What to work on:
Repeat every line, exactly, from the very first through the one where "(0,0) rectangle (4307,-813);" appears. Add nothing else.

▽

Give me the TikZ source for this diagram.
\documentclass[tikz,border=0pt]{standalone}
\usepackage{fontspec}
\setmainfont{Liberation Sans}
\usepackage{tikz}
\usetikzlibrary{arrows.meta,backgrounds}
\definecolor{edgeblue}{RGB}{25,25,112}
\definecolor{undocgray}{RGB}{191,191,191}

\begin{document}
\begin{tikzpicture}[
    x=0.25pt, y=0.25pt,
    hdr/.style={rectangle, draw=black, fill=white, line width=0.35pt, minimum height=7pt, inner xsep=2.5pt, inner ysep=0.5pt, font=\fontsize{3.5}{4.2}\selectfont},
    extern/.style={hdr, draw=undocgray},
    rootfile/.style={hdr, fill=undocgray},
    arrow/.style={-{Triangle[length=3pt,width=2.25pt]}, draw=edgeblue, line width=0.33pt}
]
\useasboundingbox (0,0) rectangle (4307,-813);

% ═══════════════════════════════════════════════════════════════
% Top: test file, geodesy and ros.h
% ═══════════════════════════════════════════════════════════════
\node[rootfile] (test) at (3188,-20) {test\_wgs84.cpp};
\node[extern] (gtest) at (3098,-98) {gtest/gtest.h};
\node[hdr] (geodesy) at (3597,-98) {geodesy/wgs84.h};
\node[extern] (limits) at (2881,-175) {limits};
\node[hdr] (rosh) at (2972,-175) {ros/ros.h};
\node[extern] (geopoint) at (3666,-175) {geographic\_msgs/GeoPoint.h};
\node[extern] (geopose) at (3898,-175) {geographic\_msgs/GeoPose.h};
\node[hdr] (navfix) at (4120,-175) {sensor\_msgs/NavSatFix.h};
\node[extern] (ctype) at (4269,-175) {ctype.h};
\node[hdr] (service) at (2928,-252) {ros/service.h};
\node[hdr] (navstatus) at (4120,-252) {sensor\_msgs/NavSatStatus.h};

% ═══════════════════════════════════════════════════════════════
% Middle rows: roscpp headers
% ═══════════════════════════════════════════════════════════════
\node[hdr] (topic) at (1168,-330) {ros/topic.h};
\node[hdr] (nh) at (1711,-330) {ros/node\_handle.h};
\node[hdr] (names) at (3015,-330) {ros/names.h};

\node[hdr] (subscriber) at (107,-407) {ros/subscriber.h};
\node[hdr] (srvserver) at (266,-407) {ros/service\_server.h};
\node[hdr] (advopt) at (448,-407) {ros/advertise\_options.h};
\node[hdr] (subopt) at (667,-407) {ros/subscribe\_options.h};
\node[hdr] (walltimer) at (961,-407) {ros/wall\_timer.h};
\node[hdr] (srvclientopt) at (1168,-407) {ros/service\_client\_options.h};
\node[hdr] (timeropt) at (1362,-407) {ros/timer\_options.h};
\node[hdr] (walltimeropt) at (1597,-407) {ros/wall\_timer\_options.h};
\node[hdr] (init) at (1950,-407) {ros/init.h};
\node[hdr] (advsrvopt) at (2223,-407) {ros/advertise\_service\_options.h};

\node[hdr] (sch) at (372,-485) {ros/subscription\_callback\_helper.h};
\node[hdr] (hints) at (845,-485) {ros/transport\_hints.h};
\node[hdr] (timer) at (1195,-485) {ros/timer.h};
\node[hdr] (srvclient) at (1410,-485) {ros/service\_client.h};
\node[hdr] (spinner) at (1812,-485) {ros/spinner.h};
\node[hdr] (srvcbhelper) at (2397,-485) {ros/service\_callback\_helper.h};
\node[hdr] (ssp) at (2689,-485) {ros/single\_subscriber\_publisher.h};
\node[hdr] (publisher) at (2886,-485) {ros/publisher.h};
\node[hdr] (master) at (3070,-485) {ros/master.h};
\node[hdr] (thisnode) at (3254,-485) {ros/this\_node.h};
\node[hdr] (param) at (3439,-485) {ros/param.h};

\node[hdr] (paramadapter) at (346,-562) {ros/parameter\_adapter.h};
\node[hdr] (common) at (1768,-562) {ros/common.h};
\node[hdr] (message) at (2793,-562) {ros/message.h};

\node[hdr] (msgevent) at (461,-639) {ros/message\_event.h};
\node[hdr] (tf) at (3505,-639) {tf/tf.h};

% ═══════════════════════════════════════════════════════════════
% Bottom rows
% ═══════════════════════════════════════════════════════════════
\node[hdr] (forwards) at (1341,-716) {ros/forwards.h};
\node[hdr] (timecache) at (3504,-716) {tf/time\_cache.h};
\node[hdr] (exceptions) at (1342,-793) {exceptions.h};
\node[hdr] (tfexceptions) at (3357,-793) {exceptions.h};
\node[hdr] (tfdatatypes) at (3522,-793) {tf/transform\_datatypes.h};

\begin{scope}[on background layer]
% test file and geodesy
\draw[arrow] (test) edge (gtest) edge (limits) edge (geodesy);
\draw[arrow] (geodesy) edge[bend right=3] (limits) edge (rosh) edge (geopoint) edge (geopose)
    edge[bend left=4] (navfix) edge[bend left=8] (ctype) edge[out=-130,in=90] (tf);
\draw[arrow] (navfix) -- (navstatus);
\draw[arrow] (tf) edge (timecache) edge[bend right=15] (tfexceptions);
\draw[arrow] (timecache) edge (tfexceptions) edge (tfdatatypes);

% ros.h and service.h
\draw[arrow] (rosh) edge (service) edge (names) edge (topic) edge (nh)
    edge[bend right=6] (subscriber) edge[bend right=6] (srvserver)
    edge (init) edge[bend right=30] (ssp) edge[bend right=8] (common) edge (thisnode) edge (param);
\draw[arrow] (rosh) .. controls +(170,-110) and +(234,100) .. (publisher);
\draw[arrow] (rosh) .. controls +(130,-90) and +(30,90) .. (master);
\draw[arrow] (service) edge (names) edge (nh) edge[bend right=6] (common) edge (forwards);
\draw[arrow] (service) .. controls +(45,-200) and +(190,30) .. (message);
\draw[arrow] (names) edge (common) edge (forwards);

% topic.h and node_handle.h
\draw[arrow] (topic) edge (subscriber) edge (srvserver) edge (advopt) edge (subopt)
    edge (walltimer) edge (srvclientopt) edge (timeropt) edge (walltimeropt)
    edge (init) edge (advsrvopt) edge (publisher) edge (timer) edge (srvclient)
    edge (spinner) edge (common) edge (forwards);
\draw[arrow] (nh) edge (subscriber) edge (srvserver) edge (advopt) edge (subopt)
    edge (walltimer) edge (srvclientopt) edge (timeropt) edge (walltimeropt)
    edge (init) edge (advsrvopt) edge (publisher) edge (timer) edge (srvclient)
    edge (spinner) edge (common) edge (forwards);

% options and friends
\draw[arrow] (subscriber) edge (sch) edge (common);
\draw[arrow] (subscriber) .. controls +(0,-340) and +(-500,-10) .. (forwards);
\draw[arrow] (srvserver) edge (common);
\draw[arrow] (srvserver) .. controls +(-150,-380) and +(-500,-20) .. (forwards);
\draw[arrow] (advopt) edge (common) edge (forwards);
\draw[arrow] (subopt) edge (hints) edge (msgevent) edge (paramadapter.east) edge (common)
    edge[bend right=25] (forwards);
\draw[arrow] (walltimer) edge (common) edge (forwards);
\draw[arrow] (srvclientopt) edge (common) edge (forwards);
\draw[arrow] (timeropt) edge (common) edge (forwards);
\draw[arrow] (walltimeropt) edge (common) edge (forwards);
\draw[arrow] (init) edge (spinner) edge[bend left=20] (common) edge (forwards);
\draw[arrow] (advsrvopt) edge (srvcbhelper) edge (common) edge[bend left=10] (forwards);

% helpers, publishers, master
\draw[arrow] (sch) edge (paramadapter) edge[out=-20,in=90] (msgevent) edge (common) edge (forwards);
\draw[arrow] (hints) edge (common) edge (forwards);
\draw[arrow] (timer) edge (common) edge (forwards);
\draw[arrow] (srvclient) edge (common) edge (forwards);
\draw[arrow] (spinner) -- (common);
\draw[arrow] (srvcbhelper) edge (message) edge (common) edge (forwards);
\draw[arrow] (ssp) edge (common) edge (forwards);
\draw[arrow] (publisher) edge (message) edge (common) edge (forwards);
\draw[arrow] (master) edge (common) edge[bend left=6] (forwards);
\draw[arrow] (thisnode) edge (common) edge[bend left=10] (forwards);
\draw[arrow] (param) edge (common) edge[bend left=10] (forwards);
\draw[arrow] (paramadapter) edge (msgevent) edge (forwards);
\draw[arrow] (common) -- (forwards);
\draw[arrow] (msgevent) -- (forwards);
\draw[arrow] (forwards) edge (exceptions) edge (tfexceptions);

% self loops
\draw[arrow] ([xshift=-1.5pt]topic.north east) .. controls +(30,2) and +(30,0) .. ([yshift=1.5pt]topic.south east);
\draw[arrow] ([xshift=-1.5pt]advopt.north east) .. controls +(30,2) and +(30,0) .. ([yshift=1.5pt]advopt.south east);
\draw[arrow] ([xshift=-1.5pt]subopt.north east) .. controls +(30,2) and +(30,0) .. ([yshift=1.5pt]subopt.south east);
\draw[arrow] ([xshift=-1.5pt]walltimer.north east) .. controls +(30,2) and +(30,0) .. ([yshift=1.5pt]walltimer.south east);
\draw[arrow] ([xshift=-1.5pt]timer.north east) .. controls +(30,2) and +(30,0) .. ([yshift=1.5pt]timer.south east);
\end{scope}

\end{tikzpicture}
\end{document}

△

Answer to the task:
Give me the TikZ source for this diagram.
\documentclass[tikz,border=0pt]{standalone}
\usepackage{fontspec}
\setmainfont{Liberation Sans}
\usepackage{tikz}
\usetikzlibrary{arrows.meta,backgrounds}
\definecolor{edgeblue}{RGB}{25,25,112}
\definecolor{undocgray}{RGB}{191,191,191}

\begin{document}
\begin{tikzpicture}[
    x=0.25pt, y=0.25pt,
    hdr/.style={rectangle, draw=black, fill=white, line width=0.35pt, minimum height=7pt, inner xsep=2.5pt, inner ysep=0.5pt, font=\fontsize{3.5}{4.2}\selectfont},
    extern/.style={hdr, draw=undocgray},
    rootfile/.style={hdr, fill=undocgray},
    arrow/.style={-{Triangle[length=3pt,width=2.25pt]}, draw=edgeblue, line width=0.33pt}
]
\useasboundingbox (0,0) rectangle (4307,-813);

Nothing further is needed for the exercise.